**Aim of the task:**
Set down all of the data that follows word for word, without the images.

**Supplied information:**
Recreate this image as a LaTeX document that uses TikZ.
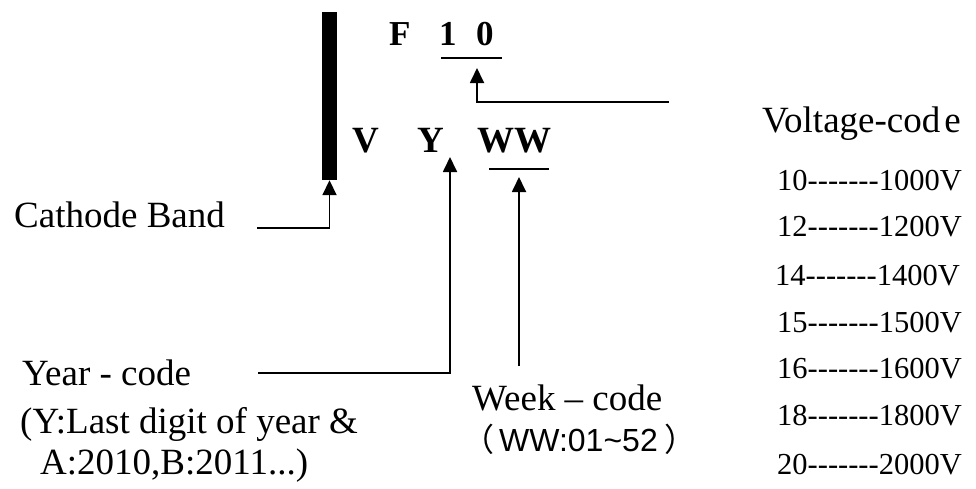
\documentclass[tikz,border=0pt]{standalone}
\usepackage{fontspec}
\setmainfont{Liberation Serif}
\newfontfamily\sansf{Liberation Sans}
\newfontfamily\cjk{Noto Sans CJK SC}
\usetikzlibrary{arrows.meta}
\begin{document}
\begin{tikzpicture}[x=1pt,y=-1pt,
  txt/.style={inner sep=0pt,anchor=base west,font=\fontsize{37}{40}\selectfont},
  vtxt/.style={inner sep=0pt,anchor=base west,font=\fontsize{30.5}{36}\selectfont},
  bigbold/.style={inner sep=0pt,anchor=base west,font=\fontsize{37}{40}\selectfont\bfseries},
  smbold/.style={inner sep=0pt,anchor=base west,font=\fontsize{35}{38}\selectfont\bfseries},
  band/.style={fill=black,draw=none,minimum width=15pt,minimum height=168pt,inner sep=0pt},
  conn/.style={line width=1.8pt,-{Triangle[length=15pt,width=14pt]}},
  uline/.style={line width=1.8pt}]
\useasboundingbox (0,0) rectangle (976,488);
% cathode band
\node[band] (band) at (329.5,96) {};
% top code
\node[smbold] (F) at (389,45) {F};
\node[smbold] (one) at (439,45) {1};
\node[smbold] (zero) at (476,45) {0};
\coordinate (ua) at (441,58);
\coordinate (ub) at (502,58);
\draw[uline] (ua) -- (ub);
% bottom code
\node[bigbold] (V) at (352,152) {V};
\node[bigbold] (Y) at (417,152) {Y};
\node[bigbold] (WW) at (477,152) {WW};
\coordinate (wa) at (489,169);
\coordinate (wb) at (549,169);
\draw[uline] (wa) -- (wb);
% labels
\node[txt] (cathode) at (14,227) {Cathode Band};
\node[txt] (year) at (22,385) {Year - code};
\node[txt] (year2) at (20,433) {(Y:Last digit of year \&};
\node[txt] (year3) at (40,474) {A:2010,B:2011...)};
\node[txt] (week) at (472,410) {Week – code};
\node[inner sep=0pt,anchor=base west,font=\fontsize{32}{36}\selectfont] (weekcode) at (462,451) {{\cjk （}\kern5pt{\sansf WW:01\char"007E 52}\kern7pt{\cjk ）}};
\node[txt] (vcode) at (762,132) {Voltage-cod\kern4pt e};
\node[vtxt] (r10) at (777,190) {10-{}-{}-{}-{}-{}-{}-1000V};
\node[vtxt] (r12) at (777,236) {12-{}-{}-{}-{}-{}-{}-1200V};
\node[vtxt] (r14) at (775,285) {14-{}-{}-{}-{}-{}-{}-1400V};
\node[vtxt] (r15) at (777,332) {15-{}-{}-{}-{}-{}-{}-1500V};
\node[vtxt] (r16) at (777,378) {16-{}-{}-{}-{}-{}-{}-1600V};
\node[vtxt] (r18) at (777,425) {18-{}-{}-{}-{}-{}-{}-1800V};
\node[vtxt] (r20) at (777,474) {20-{}-{}-{}-{}-{}-{}-2000V};
% connectors
\coordinate (cstart) at (257,228);
\draw[conn] (cstart) -| (band.south);
\coordinate (vstart) at (669,102);
\coordinate (vtip) at (477,68);
\draw[conn] (vstart) -| (vtip);
\coordinate (ystart) at (258,373);
\coordinate (ytip) at (450,157);
\draw[conn] (ystart) -| (ytip);
\coordinate (wstart) at (519,366);
\coordinate (wtip) at (519,177);
\draw[conn] (wstart) -- (wtip);
\end{tikzpicture}
\end{document}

**Written response:**
Recreate this image as a LaTeX document that uses TikZ.
\documentclass[tikz,border=0pt]{standalone}
\usepackage{fontspec}
\setmainfont{Liberation Serif}
\newfontfamily\sansf{Liberation Sans}
\newfontfamily\cjk{Noto Sans CJK SC}
\usetikzlibrary{arrows.meta}
\begin{document}
\begin{tikzpicture}[x=1pt,y=-1pt,
  txt/.style={inner sep=0pt,anchor=base west,font=\fontsize{37}{40}\selectfont},
  vtxt/.style={inner sep=0pt,anchor=base west,font=\fontsize{30.5}{36}\selectfont},
  bigbold/.style={inner sep=0pt,anchor=base west,font=\fontsize{37}{40}\selectfont\bfseries},
  smbold/.style={inner sep=0pt,anchor=base west,font=\fontsize{35}{38}\selectfont\bfseries},
  band/.style={fill=black,draw=none,minimum width=15pt,minimum height=168pt,inner sep=0pt},
  conn/.style={line width=1.8pt,-{Triangle[length=15pt,width=14pt]}},
  uline/.style={line width=1.8pt}]
\useasboundingbox (0,0) rectangle (976,488);
% cathode band
\node[band] (band) at (329.5,96) {};
% top code
\node[smbold] (F) at (389,45) {F};
\node[smbold] (one) at (439,45) {1};
\node[smbold] (zero) at (476,45) {0};
\coordinate (ua) at (441,58);
\coordinate (ub) at (502,58);
\draw[uline] (ua) -- (ub);
% bottom code
\node[bigbold] (V) at (352,152) {V};
\node[bigbold] (Y) at (417,152) {Y};
\node[bigbold] (WW) at (477,152) {WW};
\coordinate (wa) at (489,169);
\coordinate (wb) at (549,169);
\draw[uline] (wa) -- (wb);
% labels
\node[txt] (cathode) at (14,227) {Cathode Band};
\node[txt] (year) at (22,385) {Year - code};
\node[txt] (year2) at (20,433) {(Y:Last digit of year \&};
\node[txt] (year3) at (40,474) {A:2010,B:2011...)};
\node[txt] (week) at (472,410) {Week – code};
\node[inner sep=0pt,anchor=base west,font=\fontsize{32}{36}\selectfont] (weekcode) at (462,451) {{\cjk （}\kern5pt{\sansf WW:01\char"007E 52}\kern7pt{\cjk ）}};
\node[txt] (vcode) at (762,132) {Voltage-cod\kern4pt e};
\node[vtxt] (r10) at (777,190) {10-{}-{}-{}-{}-{}-{}-1000V};
\node[vtxt] (r12) at (777,236) {12-{}-{}-{}-{}-{}-{}-1200V};
\node[vtxt] (r14) at (775,285) {14-{}-{}-{}-{}-{}-{}-1400V};
\node[vtxt] (r15) at (777,332) {15-{}-{}-{}-{}-{}-{}-1500V};
\node[vtxt] (r16) at (777,378) {16-{}-{}-{}-{}-{}-{}-1600V};
\node[vtxt] (r18) at (777,425) {18-{}-{}-{}-{}-{}-{}-1800V};
\node[vtxt] (r20) at (777,474) {20-{}-{}-{}-{}-{}-{}-2000V};
% connectors
\coordinate (cstart) at (257,228);
\draw[conn] (cstart) -| (band.south);
\coordinate (vstart) at (669,102);
\coordinate (vtip) at (477,68);
\draw[conn] (vstart) -| (vtip);
\coordinate (ystart) at (258,373);
\coordinate (ytip) at (450,157);
\draw[conn] (ystart) -| (ytip);
\coordinate (wstart) at (519,366);
\coordinate (wtip) at (519,177);
\draw[conn] (wstart) -- (wtip);
\end{tikzpicture}
\end{document}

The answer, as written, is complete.